Written request: The required output consists solely of the lines from the one containing "Rebuild this chart" down to the one containing "plt.rcParams['hatch.linewidth'] = 0.9", both included, each quoted exactly.

─── Records provided

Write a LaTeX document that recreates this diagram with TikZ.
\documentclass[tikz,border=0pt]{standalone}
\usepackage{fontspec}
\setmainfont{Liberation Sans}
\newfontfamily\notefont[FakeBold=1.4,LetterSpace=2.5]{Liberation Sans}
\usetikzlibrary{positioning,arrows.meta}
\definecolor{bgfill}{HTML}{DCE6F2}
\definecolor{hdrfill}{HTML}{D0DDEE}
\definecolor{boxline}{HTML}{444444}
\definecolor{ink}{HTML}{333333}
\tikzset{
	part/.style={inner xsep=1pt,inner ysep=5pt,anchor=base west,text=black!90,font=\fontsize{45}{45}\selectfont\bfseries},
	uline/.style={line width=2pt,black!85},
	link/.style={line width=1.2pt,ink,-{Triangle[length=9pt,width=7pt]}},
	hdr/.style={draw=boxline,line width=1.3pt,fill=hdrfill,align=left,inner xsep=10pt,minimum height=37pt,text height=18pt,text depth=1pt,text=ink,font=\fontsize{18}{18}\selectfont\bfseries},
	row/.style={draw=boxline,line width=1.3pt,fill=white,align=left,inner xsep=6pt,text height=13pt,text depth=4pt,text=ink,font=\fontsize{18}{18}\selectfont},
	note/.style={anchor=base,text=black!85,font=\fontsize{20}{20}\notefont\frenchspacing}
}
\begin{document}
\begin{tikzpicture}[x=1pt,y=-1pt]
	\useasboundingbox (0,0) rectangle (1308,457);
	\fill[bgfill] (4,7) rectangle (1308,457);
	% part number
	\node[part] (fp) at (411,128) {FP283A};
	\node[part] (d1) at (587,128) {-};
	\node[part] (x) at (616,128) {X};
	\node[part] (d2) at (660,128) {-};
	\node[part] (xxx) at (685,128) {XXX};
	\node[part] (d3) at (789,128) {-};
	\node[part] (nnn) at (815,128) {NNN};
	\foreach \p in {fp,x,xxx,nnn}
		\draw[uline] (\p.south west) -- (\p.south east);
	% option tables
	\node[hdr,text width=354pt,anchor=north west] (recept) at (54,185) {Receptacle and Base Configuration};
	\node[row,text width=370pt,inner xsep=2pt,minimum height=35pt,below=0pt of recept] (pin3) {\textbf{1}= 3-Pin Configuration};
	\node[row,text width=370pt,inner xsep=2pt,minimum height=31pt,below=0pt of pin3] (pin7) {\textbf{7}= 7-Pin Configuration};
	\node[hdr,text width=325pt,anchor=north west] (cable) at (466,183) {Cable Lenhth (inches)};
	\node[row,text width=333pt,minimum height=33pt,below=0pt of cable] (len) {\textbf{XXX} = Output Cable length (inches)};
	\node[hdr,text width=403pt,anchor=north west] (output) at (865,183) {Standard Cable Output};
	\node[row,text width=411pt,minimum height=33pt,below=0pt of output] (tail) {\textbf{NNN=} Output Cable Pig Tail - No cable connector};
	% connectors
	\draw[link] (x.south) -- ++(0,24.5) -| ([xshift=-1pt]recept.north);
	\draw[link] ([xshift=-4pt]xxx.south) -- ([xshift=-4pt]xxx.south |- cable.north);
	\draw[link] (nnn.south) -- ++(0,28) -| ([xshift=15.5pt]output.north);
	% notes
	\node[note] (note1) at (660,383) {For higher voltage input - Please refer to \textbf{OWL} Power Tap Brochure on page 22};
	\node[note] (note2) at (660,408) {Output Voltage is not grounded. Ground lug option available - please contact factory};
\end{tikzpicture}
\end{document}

──────
─── Records provided

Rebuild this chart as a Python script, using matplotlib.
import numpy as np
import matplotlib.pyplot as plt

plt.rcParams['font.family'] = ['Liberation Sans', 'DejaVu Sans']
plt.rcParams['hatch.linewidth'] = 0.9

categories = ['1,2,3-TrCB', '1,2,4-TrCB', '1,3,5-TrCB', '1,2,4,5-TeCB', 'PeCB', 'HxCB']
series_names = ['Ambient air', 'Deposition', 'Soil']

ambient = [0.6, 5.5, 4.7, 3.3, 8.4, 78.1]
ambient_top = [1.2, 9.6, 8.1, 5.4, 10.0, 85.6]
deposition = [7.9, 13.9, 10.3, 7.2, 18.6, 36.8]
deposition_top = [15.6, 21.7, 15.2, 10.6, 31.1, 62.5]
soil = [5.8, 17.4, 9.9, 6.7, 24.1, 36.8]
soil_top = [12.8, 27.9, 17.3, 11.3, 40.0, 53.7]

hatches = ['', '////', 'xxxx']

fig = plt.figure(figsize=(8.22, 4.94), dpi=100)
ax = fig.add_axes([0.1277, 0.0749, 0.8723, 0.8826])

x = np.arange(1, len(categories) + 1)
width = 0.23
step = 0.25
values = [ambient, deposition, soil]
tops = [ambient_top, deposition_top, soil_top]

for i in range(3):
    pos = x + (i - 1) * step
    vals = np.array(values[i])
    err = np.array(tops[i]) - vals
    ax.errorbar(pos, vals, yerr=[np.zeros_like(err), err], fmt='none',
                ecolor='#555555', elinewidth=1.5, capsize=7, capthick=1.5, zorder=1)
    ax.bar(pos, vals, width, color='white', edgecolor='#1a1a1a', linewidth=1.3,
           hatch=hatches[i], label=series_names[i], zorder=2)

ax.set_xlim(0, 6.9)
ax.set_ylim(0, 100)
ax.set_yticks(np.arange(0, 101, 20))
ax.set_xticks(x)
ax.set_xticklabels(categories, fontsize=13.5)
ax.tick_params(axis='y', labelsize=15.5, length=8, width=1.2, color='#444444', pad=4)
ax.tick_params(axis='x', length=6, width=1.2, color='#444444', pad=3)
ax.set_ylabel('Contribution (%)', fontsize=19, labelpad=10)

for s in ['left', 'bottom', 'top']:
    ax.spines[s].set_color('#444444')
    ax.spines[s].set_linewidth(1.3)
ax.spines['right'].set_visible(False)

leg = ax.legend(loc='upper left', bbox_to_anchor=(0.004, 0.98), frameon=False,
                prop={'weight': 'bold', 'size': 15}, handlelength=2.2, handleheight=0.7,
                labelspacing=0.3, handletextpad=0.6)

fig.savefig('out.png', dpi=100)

──────

The solution:
Rebuild this chart as a Python script, using matplotlib.
import numpy as np
import matplotlib.pyplot as plt

plt.rcParams['font.family'] = ['Liberation Sans', 'DejaVu Sans']
plt.rcParams['hatch.linewidth'] = 0.9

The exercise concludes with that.